Edward Montagu, Earl of Manchester, arrived from the south with the Parliamentarian army and gathered at the top of Canwick Hill. His force quickly took control of the lower town, but heavy rain delayed further attack on the castle and upper town which was now contained by the royalist force under Sir Francis Fane.

Early on the Monday morning of 6th May, Manchester gave the command to make an assault on Lincoln Castle. Despite the slippery ascent and the huge stones being thrown down at them, the Parliamentary solders had stormed the castle within half an hour. Over 900 hundred Royalists were killed or taken prisoner.

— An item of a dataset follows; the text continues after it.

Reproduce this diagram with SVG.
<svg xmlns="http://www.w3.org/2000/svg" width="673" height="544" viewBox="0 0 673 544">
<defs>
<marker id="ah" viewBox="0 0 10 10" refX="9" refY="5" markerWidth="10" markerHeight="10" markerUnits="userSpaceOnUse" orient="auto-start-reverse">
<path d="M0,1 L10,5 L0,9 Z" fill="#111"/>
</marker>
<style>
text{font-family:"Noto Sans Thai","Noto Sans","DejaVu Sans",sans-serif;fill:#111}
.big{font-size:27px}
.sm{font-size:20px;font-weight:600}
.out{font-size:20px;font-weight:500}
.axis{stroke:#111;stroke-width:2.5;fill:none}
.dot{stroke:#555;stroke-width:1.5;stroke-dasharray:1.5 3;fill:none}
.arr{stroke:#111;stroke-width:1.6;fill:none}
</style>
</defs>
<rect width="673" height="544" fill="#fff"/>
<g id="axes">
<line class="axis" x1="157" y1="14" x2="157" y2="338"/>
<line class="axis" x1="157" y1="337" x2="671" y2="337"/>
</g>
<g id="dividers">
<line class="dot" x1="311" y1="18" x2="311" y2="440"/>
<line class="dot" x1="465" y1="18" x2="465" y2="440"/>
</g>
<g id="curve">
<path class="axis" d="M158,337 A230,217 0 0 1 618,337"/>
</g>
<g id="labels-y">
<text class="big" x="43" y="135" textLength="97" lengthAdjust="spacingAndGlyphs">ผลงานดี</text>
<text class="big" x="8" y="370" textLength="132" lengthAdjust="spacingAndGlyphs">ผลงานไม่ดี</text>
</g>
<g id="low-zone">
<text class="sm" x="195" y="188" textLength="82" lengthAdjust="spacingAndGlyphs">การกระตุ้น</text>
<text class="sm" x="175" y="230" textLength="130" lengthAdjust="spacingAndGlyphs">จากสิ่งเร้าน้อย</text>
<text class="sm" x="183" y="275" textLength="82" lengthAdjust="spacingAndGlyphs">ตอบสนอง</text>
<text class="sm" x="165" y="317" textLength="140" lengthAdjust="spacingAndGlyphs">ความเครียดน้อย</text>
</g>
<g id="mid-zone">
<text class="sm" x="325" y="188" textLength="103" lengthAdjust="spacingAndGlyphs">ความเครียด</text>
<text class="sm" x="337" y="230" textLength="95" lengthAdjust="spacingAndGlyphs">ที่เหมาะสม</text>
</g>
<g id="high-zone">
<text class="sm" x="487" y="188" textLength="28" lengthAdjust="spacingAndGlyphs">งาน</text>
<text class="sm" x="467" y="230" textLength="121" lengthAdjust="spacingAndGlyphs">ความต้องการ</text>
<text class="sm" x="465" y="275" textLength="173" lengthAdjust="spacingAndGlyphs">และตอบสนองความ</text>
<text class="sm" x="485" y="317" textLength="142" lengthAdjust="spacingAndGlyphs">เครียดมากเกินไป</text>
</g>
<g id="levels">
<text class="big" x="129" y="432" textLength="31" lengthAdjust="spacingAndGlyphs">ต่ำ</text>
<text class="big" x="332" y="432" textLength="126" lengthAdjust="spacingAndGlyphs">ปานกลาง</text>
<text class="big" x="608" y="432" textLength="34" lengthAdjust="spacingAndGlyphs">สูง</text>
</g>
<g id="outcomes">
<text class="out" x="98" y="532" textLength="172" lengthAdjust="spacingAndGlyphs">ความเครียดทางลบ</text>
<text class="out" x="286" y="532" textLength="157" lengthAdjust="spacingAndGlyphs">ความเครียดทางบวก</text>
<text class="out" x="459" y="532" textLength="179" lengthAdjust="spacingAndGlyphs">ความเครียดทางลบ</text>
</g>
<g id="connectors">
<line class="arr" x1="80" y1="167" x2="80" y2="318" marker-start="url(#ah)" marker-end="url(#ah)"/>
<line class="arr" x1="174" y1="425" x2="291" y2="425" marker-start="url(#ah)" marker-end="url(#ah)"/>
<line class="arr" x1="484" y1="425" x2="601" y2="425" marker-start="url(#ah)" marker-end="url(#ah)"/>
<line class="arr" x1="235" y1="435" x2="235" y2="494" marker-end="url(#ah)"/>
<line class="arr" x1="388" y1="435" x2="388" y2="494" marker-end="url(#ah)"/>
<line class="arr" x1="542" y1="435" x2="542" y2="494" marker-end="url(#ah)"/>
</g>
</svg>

The Castle may not have been deliberately slighted by the Parliamentarians afterwards, as it was by now already in a poor state, but other buildings in Lincoln suffered a great deal of damage. St Botolphs’s church, near Bar Gate in the lower town probably suffered in this attack, as it fell down in 1646. St Swithin’s is recorded to have been set on fire and burnt from an explosion of gunpowder in Cornhill. St Martin’s (bottom of Steep Hill) and St Michael’s (at the top of Steep Hill) were damaged by Parliamentary cannon. Soldiers were allowed to pillage the upper town and the cathedral was apparently used as a billet for soldiers and the stabling of their horses.